### Dataset extract
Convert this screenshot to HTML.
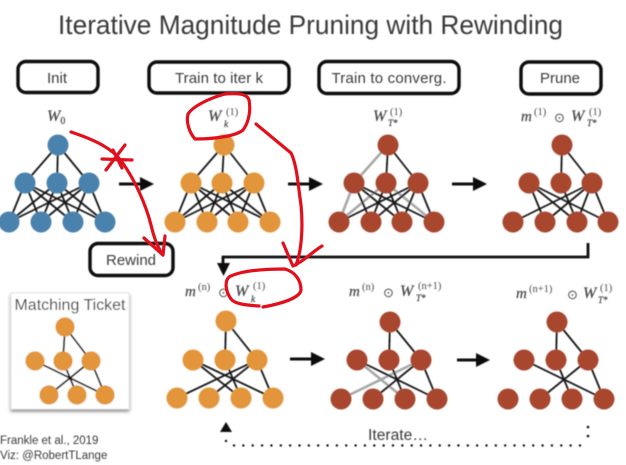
<!DOCTYPE html>
<html><head><meta charset="utf-8"><style>
html,body{margin:0;padding:0;background:#fff;width:626px;height:465px;overflow:hidden}
svg{display:block}
.s{font-family:"Liberation Sans",sans-serif;fill:#3a3a3a}
.m{font-family:"Liberation Serif",serif;font-style:italic;fill:#4a4a4a;stroke:#4a4a4a;stroke-width:.25}
.r{font-family:"Liberation Serif",serif;fill:#4a4a4a}
.b{fill:none;stroke:#0c0c0c;stroke-width:3.4}
.e{fill:none;stroke:#141414;stroke-width:1.8}
.g{fill:none;stroke:#a8a8a8;stroke-width:2.6}
.red{fill:none;stroke:#e20f1c;stroke-width:3.2;stroke-linecap:round;stroke-linejoin:round}
.blue circle{fill:#4a82ad}.or circle{fill:#e3953a}.br circle{fill:#a9472f}
</style></head><body>
<svg width="626" height="465" viewBox="0 0 626 465" xmlns="http://www.w3.org/2000/svg">
<defs><filter id="bl" x="-5%" y="-5%" width="110%" height="110%"><feGaussianBlur stdDeviation="0.45"/></filter>
<filter id="sh" x="-10%" y="-10%" width="120%" height="120%"><feDropShadow dx="0" dy="2" stdDeviation="1.5" flood-color="#666" flood-opacity=".8"/></filter></defs>
<g filter="url(#bl)">
<text class="s" x="58" y="34" font-size="27" textLength="505" lengthAdjust="spacingAndGlyphs">Iterative Magnitude Pruning with Rewinding</text>

<rect class="b" x="18" y="61.5" width="80" height="31" rx="8"/>
<rect class="b" x="149" y="62" width="140" height="31" rx="8"/>
<rect class="b" x="319" y="61.5" width="140" height="32" rx="8"/>
<rect class="b" x="521" y="62" width="80" height="32" rx="8"/>
<rect class="b" x="90" y="243.5" width="83" height="32" rx="8"/>
<text class="s" x="57" y="83" font-size="15" text-anchor="middle">Init</text>
<text class="s" x="219" y="83" font-size="15" text-anchor="middle" textLength="88">Train to iter k</text>
<text class="s" x="389" y="83" font-size="15" text-anchor="middle" textLength="115">Train to converg.</text>
<text class="s" x="560" y="83" font-size="15" text-anchor="middle">Prune</text>
<text class="s" x="131" y="265" font-size="15" text-anchor="middle">Rewind</text>

<!-- math labels -->
<text class="m" x="47" y="121" font-size="16">W<tspan class="r" font-style="normal" font-size="10" dy="3">0</tspan></text>
<text class="m" x="208" y="121" font-size="16">W</text><text class="r" x="226" y="115" font-size="10.5">(1)</text><text class="m" x="224" y="127" font-size="9.5">k</text>
<text class="m" x="373" y="121" font-size="16">W</text><text class="r" x="390" y="115" font-size="10.5">(1)</text><text class="m" x="388" y="126" font-size="9">T*</text>
<text class="m" x="521" y="121" font-size="15">m</text><text class="r" x="534" y="115" font-size="10.5">(1)</text><text class="r" x="554" y="122" font-size="13">⊙</text><text class="m" x="571" y="121" font-size="16">W</text><text class="r" x="589" y="115" font-size="10.5">(1)</text><text class="m" x="587" y="126" font-size="9">T*</text>
<text class="m" x="185" y="296" font-size="15">m</text><text class="r" x="198" y="290" font-size="10.5">(n)</text><text class="r" x="218" y="297" font-size="13">⊙</text><text class="m" x="235" y="296" font-size="16">W</text><text class="r" x="253" y="289" font-size="10.5">(1)</text><text class="m" x="251" y="302" font-size="9.5">k</text>
<text class="m" x="349" y="296" font-size="15">m</text><text class="r" x="362" y="290" font-size="10.5">(n)</text><text class="r" x="383" y="297" font-size="13">⊙</text><text class="m" x="400" y="296" font-size="16">W</text><text class="r" x="418" y="289" font-size="10.5">(n+1)</text><text class="m" x="416" y="301" font-size="9">T*</text>
<text class="m" x="516" y="298" font-size="15">m</text><text class="r" x="529" y="292" font-size="10.5">(n+1)</text><text class="r" x="567" y="299" font-size="13">⊙</text><text class="m" x="583" y="298" font-size="16">W</text><text class="r" x="600" y="291" font-size="10.5">(1)</text><text class="m" x="598" y="303" font-size="9">T*</text>

<!-- net 1 blue -->
<path class="e" d="M58 145L25 183M58 145L57 183M58 145L89 183M25 183L9 222M25 183L41 222M25 183L73 222M25 183L105 222M57 183L9 222M57 183L41 222M57 183L73 222M57 183L105 222M89 183L9 222M89 183L41 222M89 183L73 222M89 183L105 222"/>
<g class="blue"><circle cx="58" cy="145" r="10.5"/><circle cx="25" cy="183" r="10.5"/><circle cx="57" cy="183" r="10.5"/><circle cx="89" cy="183" r="10.5"/><circle cx="9" cy="222" r="10.5"/><circle cx="41" cy="222" r="10.5"/><circle cx="73" cy="222" r="10.5"/><circle cx="105" cy="222" r="10.5"/></g>

<!-- net 2 orange -->
<path class="e" d="M224 145L191 183M224 145L222 183M224 145L254 183M191 183L175 222M191 183L207 222M191 183L238 222M191 183L270 222M222 183L175 222M222 183L207 222M222 183L238 222M222 183L270 222M254 183L175 222M254 183L207 222M254 183L238 222M254 183L270 222"/>
<g class="or"><circle cx="224" cy="145" r="10.5"/><circle cx="191" cy="183" r="10.5"/><circle cx="222" cy="183" r="10.5"/><circle cx="254" cy="183" r="10.5"/><circle cx="175" cy="222" r="10.5"/><circle cx="207" cy="222" r="10.5"/><circle cx="238" cy="222" r="10.5"/><circle cx="270" cy="222" r="10.5"/></g>

<!-- net 3 brown -->
<path class="g" d="M388 145L354 183M354 183L339 222M339 222L386 183M386 183L434 222"/>
<path class="e" d="M388 145L386 183M388 145L418 183M354 183L371 222M354 183L402 222M354 183L434 222M386 183L371 222M386 183L402 222M418 183L339 222M418 183L371 222M418 183L402 222M418 183L434 222"/>
<g class="br"><circle cx="388" cy="145" r="10.5"/><circle cx="354" cy="183" r="10.5"/><circle cx="386" cy="183" r="10.5"/><circle cx="418" cy="183" r="10.5"/><circle cx="339" cy="222" r="10.5"/><circle cx="371" cy="222" r="10.5"/><circle cx="402" cy="222" r="10.5"/><circle cx="434" cy="222" r="10.5"/></g>

<!-- net 4 brown -->
<path class="e" d="M562 145L561 183M562 145L592 183M529 183L545 222M529 183L577 222M529 183L608 222M561 183L577 222M592 183L513 222M592 183L545 222M592 183L577 222M592 183L608 222"/>
<g class="br"><circle cx="562" cy="145" r="10.5"/><circle cx="529" cy="183" r="10.5"/><circle cx="561" cy="183" r="10.5"/><circle cx="592" cy="183" r="10.5"/><circle cx="513" cy="222" r="10.5"/><circle cx="545" cy="222" r="10.5"/><circle cx="577" cy="222" r="10.5"/><circle cx="608" cy="222" r="10.5"/></g>

<!-- lower orange -->
<path class="e" d="M226 321L225 360M226 321L257 360M193 360L241 398M193 360L273 398M225 360L241 398M257 360L177 398M257 360L209 398M257 360L273 398"/>
<g class="or"><circle cx="226" cy="321" r="10.5"/><circle cx="193" cy="360" r="10.5"/><circle cx="225" cy="360" r="10.5"/><circle cx="257" cy="360" r="10.5"/><circle cx="177" cy="398" r="10.5"/><circle cx="209" cy="398" r="10.5"/><circle cx="241" cy="398" r="10.5"/><circle cx="273" cy="398" r="10.5"/></g>

<!-- lower brown 2 -->
<path class="g" d="M357 360L405 399M421 360L341 399"/>
<path class="e" d="M390 322L389 360M390 322L421 360M357 360L437 399M389 360L405 399M421 360L373 399M421 360L437 399"/>
<g class="br"><circle cx="390" cy="322" r="10.5"/><circle cx="357" cy="360" r="10.5"/><circle cx="389" cy="360" r="10.5"/><circle cx="421" cy="360" r="10.5"/><circle cx="341" cy="399" r="10.5"/><circle cx="373" cy="399" r="10.5"/><circle cx="405" cy="399" r="10.5"/><circle cx="437" cy="399" r="10.5"/></g>

<!-- lower brown 3 -->
<path class="e" d="M557 322L556 360M557 322L588 360M524 360L604 399M556 360L572 399M588 360L540 399M588 360L604 399"/>
<g class="br"><circle cx="557" cy="322" r="10.5"/><circle cx="524" cy="360" r="10.5"/><circle cx="556" cy="360" r="10.5"/><circle cx="588" cy="360" r="10.5"/><circle cx="508" cy="399" r="10.5"/><circle cx="540" cy="399" r="10.5"/><circle cx="572" cy="399" r="10.5"/><circle cx="604" cy="399" r="10.5"/></g>

<!-- arrows -->
<path d="M119 184H142" stroke="#111" stroke-width="3"/><path d="M140 177L154 184L140 191Z" fill="#111"/>
<path d="M288 184H311" stroke="#111" stroke-width="3"/><path d="M309 177L323 184L309 191Z" fill="#111"/>
<path d="M452 184H475" stroke="#111" stroke-width="3"/><path d="M473 177L487 184L473 191Z" fill="#111"/>
<path d="M290 359H313" stroke="#111" stroke-width="3"/><path d="M311 352L325 359L311 366Z" fill="#111"/>
<path d="M457 360H480" stroke="#111" stroke-width="3"/><path d="M476 353L490 360L476 367Z" fill="#111"/>

<!-- long connector -->
<path d="M588 243V257H223V266" fill="none" stroke="#111" stroke-width="2.8"/>
<path d="M217 263H230L223.5 276Z" fill="#111"/>

<!-- matching ticket -->
<rect x="11" y="293" width="118" height="116" fill="#fff" stroke="#e4e4e4" filter="url(#sh)"/>
<text class="s" x="70" y="310" font-size="15.5" text-anchor="middle" textLength="111" lengthAdjust="spacingAndGlyphs">Matching Ticket</text>
<path class="e" d="M65 327L63 361M65 327L91 361M35 361L105 395M63 361L77 395M91 361L49 395M91 361L105 395"/>
<g class="or"><circle cx="65" cy="327" r="9.6"/><circle cx="35" cy="361" r="9.6"/><circle cx="63" cy="361" r="9.6"/><circle cx="91" cy="361" r="9.6"/><circle cx="49" cy="395" r="9.6"/><circle cx="77" cy="395" r="9.6"/><circle cx="105" cy="395" r="9.6"/></g>

<text class="s" x="0" y="444" font-size="11.5">Frankle et al., 2019</text>
<text class="s" x="0" y="459" font-size="11.5">Viz: @RobertTLange</text>

<!-- iterate -->
<path d="M220 432L226 422L232 432Z" fill="#0c0c0c"/>
<path d="M226 441L233 445.5H588" fill="none" stroke="#111" stroke-width="2.4" stroke-linecap="round" stroke-dasharray="0 9.35"/>
<path d="M588 427V437" fill="none" stroke="#111" stroke-width="2.6" stroke-linecap="round" stroke-dasharray="0 9"/>
<text class="s" x="368" y="440" font-size="15.5" textLength="60" lengthAdjust="spacingAndGlyphs">Iterate…</text>
</g>

<!-- red annotations -->
<path class="red" d="M71 132C95 140 112 148 122 162C135 180 146 205 151 225C154 238 158 248 163 255"/>
<path class="red" d="M144 238L163 255L165 236"/>
<path class="red" d="M102 159L132 160M106 170L125 145M113 150L122 168"/>
<path class="red" d="M225 94C235 93 247 93 249 100C251 110 249 122 243 130C236 136 215 139 195 139C189 132 186 122 188 114C193 106 210 98 225 94Z"/>
<path class="red" d="M256 124C268 134 280 144 291 153C297 165 298 185 301 205C303 225 302 250 296 265"/>
<path class="red" d="M283 243C287 252 290 260 293 266C303 262 312 252 322 246"/>
<path class="red" d="M259 306C245 305 235 304 231 299C226 292 224 282 229 277C240 271 262 269 285 269C295 272 301 280 301 290C300 297 285 303 263 307"/>
</svg>
</body></html>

### Task requirements
Return the material line for line, from its beginning to the line that contains "Pruning with Rewinding</text>", with the pictures left out.

### Written solution
Convert this screenshot to HTML.
<!DOCTYPE html>
<html><head><meta charset="utf-8"><style>
html,body{margin:0;padding:0;background:#fff;width:626px;height:465px;overflow:hidden}
svg{display:block}
.s{font-family:"Liberation Sans",sans-serif;fill:#3a3a3a}
.m{font-family:"Liberation Serif",serif;font-style:italic;fill:#4a4a4a;stroke:#4a4a4a;stroke-width:.25}
.r{font-family:"Liberation Serif",serif;fill:#4a4a4a}
.b{fill:none;stroke:#0c0c0c;stroke-width:3.4}
.e{fill:none;stroke:#141414;stroke-width:1.8}
.g{fill:none;stroke:#a8a8a8;stroke-width:2.6}
.red{fill:none;stroke:#e20f1c;stroke-width:3.2;stroke-linecap:round;stroke-linejoin:round}
.blue circle{fill:#4a82ad}.or circle{fill:#e3953a}.br circle{fill:#a9472f}
</style></head><body>
<svg width="626" height="465" viewBox="0 0 626 465" xmlns="http://www.w3.org/2000/svg">
<defs><filter id="bl" x="-5%" y="-5%" width="110%" height="110%"><feGaussianBlur stdDeviation="0.45"/></filter>
<filter id="sh" x="-10%" y="-10%" width="120%" height="120%"><feDropShadow dx="0" dy="2" stdDeviation="1.5" flood-color="#666" flood-opacity=".8"/></filter></defs>
<g filter="url(#bl)">
<text class="s" x="58" y="34" font-size="27" textLength="505" lengthAdjust="spacingAndGlyphs">Iterative Magnitude Pruning with Rewinding</text>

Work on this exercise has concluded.